My/Mochi Ice Cream
- Founded: March 2015 Los Angeles, California
- Headquarters: Los Angeles, California, United States
- Area served: Canada United States Mexico
- Products: Mochi ice cream, frozen desserts
- Website: https://www.mymochi.com/

= My/Mochi Ice Cream =

American ice cream brand

My/Mochi Ice Cream is an American ice cream brand sold in the United States, Mexico and Canada. The company was founded in 2015, after private equity firm Century Park Capital Partners bought Mikawaya, a Los Angeles–based confectionery company that is credited with the invention of mochi ice cream. To popularize mochi ice cream and make it more accessible, the company launched the My/Mo Mochi Ice Cream brand in 2017.

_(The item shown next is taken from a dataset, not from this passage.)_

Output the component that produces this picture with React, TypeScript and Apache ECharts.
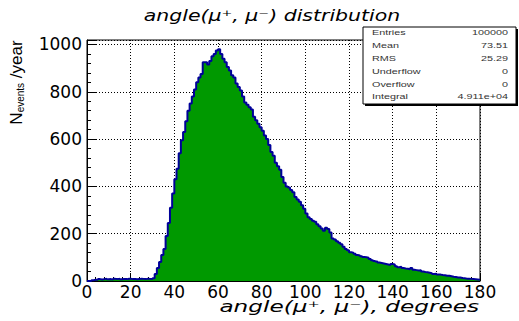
import React, { useEffect, useRef } from "react";
import * as echarts from "echarts";

// Histogram: 180 bins of 1 degree, counts per bin (events / year)
const binLow = 0;
const binWidth = 1;
const counts: number[] = [
  // 0-29
  0, 0, 3, 5, 5, 8, 6, 8, 10, 7, 8, 6, 9, 8, 10, 7, 8, 9, 7, 10,
  8, 9, 7, 8, 10, 9, 8, 10, 9, 8,
  // 30-59
  12, 30, 55, 80, 110, 135, 190, 245, 310, 370,
  430, 475, 540, 595, 630, 675, 720, 750, 780, 810,
  840, 860, 875, 925, 925, 915, 930, 950, 960, 975,
  // 60-89
  980, 960, 940, 925, 905, 890, 870, 860, 835, 820,
  805, 780, 755, 745, 735, 725, 695, 680, 665, 650,
  635, 615, 600, 575, 545, 530, 500, 485, 470, 440,
  // 90-119
  415, 400, 395, 385, 375, 355, 345, 335, 320, 305,
  285, 270, 262, 255, 250, 240, 232, 222, 212, 225,
  220, 205, 180, 175, 168, 162, 155, 145, 135, 130,
  // 120-149
  122, 120, 115, 110, 108, 105, 102, 100, 98, 93,
  88, 85, 82, 78, 76, 74, 72, 70, 68, 72,
  70, 62, 58, 60, 55, 53, 52, 50, 55, 48,
  // 150-179
  46, 44, 45, 40, 38, 37, 35, 33, 30, 31,
  28, 27, 25, 24, 22, 22, 20, 18, 17, 15,
  15, 13, 12, 10, 10, 9, 8, 7, 6, 5,
];

const xRange = [0, 180];
const yRange = [0, 1019];
const xTickStep = 20;
const yTickStep = 200;

const titleText = "angle(μ⁺, μ⁻) distribution";
const xTitle = "angle(μ⁺, μ⁻), degrees";
const statLabels = ["Entries", "Mean", "RMS", "Underflow", "Overflow", "Integral"];
const statValues = ["100000", "73.51", "25.29", "0", "0", "4.911e+04"];

export default function App() {
  const ref = useRef<HTMLDivElement>(null);
  useEffect(() => {
    if (!ref.current) return;
    const chart = echarts.init(ref.current, null, { renderer: "svg" });

    const stepData: number[][] = counts.map((c, i) => [binLow + i * binWidth, c]);
    stepData.push([binLow + counts.length * binWidth, counts[counts.length - 1]]);

    const statTexts: any[] = [];
    statLabels.forEach((lab, i) => {
      const y = 32.5 + i * 12.8;
      statTexts.push({
        type: "text",
        x: 372,
        y,
        z: 110,
        scaleX: 1.35,
        style: {
          text: lab,
          fontSize: 8,
          fontFamily: "Liberation Sans",
          fill: "#333",
          textAlign: "left",
          textVerticalAlign: "middle",
        },
      });
      statTexts.push({
        type: "text",
        x: 508,
        y,
        z: 110,
        scaleX: 1.35,
        style: {
          text: statValues[i],
          fontSize: 8,
          fontFamily: "Liberation Sans",
          fill: "#333",
          textAlign: "right",
          textVerticalAlign: "middle",
        },
      });
    });

    const dotted = { color: "#000", width: 1, type: [1, 2] as any };

    chart.setOption({
      animation: false,
      backgroundColor: "#fff",
      grid: {
        left: 87,
        right: 39,
        top: 40,
        bottom: 40,
        show: true,
        borderColor: "#000",
        borderWidth: 1,
        backgroundColor: "transparent",
        containLabel: false,
        outerBoundsMode: "none",
      },
      xAxis: {
        type: "value",
        min: xRange[0],
        max: xRange[1],
        interval: xTickStep,
        axisLine: { show: true, lineStyle: { color: "#000", width: 1 } },
        axisTick: { show: true, inside: true, length: 8, lineStyle: { color: "#000", width: 1 } },
        minorTick: { show: true, splitNumber: 5, length: 4, lineStyle: { color: "#000", width: 1 } },
        splitLine: { show: true, lineStyle: dotted },
        axisLabel: {
          color: "#000",
          fontSize: 17,
          fontFamily: "DejaVu Sans",
          margin: 2,
        },
      },
      yAxis: {
        type: "value",
        min: yRange[0],
        max: yRange[1],
        interval: yTickStep,
        name: "{a|N}{b|events}{a| /year}",
        nameLocation: "middle",
        nameRotate: 90,
        nameGap: 62,
        nameTextStyle: {
          padding: [0, 0, 0, 156],
          rich: {
            a: { fontSize: 17, fontFamily: "Liberation Sans", color: "#000", verticalAlign: "bottom" },
            b: { fontSize: 10, fontFamily: "Liberation Sans", color: "#000", verticalAlign: "bottom" },
          },
        },
        axisLine: { show: true, lineStyle: { color: "#000", width: 1 } },
        axisTick: { show: true, inside: true, length: 9, lineStyle: { color: "#000", width: 1 } },
        minorTick: { show: true, splitNumber: 5, length: 4, lineStyle: { color: "#000", width: 1 } },
        splitLine: { show: true, lineStyle: dotted },
        axisLabel: {
          color: "#000",
          fontSize: 17,
          fontFamily: "DejaVu Sans",
          margin: 5,
          formatter: (v: number) => (v % yTickStep === 0 ? String(v) : ""),
        },
      },
      series: [
        {
          type: "line",
          step: "end",
          data: stepData,
          symbol: "none",
          lineStyle: { color: "#000099", width: 2 },
          areaStyle: { color: "#009900", opacity: 1 },
          z: 3,
        },
      ],
      graphic: [
        {
          type: "text",
          x: 272,
          y: 15,
          scaleX: 1.28,
          style: {
            text: titleText,
            fontSize: 16,
            fontFamily: "DejaVu Sans",
            fontStyle: "oblique",
            fill: "#000",
            textAlign: "center",
            textVerticalAlign: "middle",
          },
        },
        {
          type: "text",
          x: 479,
          y: 307,
          scaleX: 1.45,
          style: {
            text: xTitle,
            fontSize: 16,
            fontFamily: "DejaVu Sans",
            fontStyle: "oblique",
            fill: "#000",
            textAlign: "right",
            textVerticalAlign: "middle",
          },
        },
        {
          type: "rect",
          shape: { x: 365, y: 29, width: 153, height: 77 },
          style: { fill: "#000" },
          z: 100,
        },
        {
          type: "rect",
          shape: { x: 363, y: 27, width: 153, height: 77 },
          style: { fill: "#fff", stroke: "#000", lineWidth: 1 },
          z: 101,
        },
        ...statTexts,
      ],
    });
    return () => chart.dispose();
  }, []);
  return (
    <div
      ref={ref}
      style={{ position: "absolute", left: 0, top: 0, width: 519, height: 321, background: "#fff" }}
    />
  );
}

My/Mochi sells mochi ice cream, low-calorie ice cream balls wrapped in a pillowy sweet rice dumpling. My/Mochi manufactures and markets an assortment of mochi ice cream flavors including dairy, and non-dairy and vegan choices. My/Mochi is generally found in the frozen food aisles of grocery stores, though certain grocery chains have established “Mochi Bars” where the confection can be accessed quickly and easily.

In January 2020, Lakeview Capital acquired My/Mochi from Century Park Capital Partners.
In June 2020, My/Mochi introduced single-serve packaging due to both environmental and food safety concerns.

In February 2021, My/Mo Mochi Ice Cream changed its name to My/Mochi Ice Cream.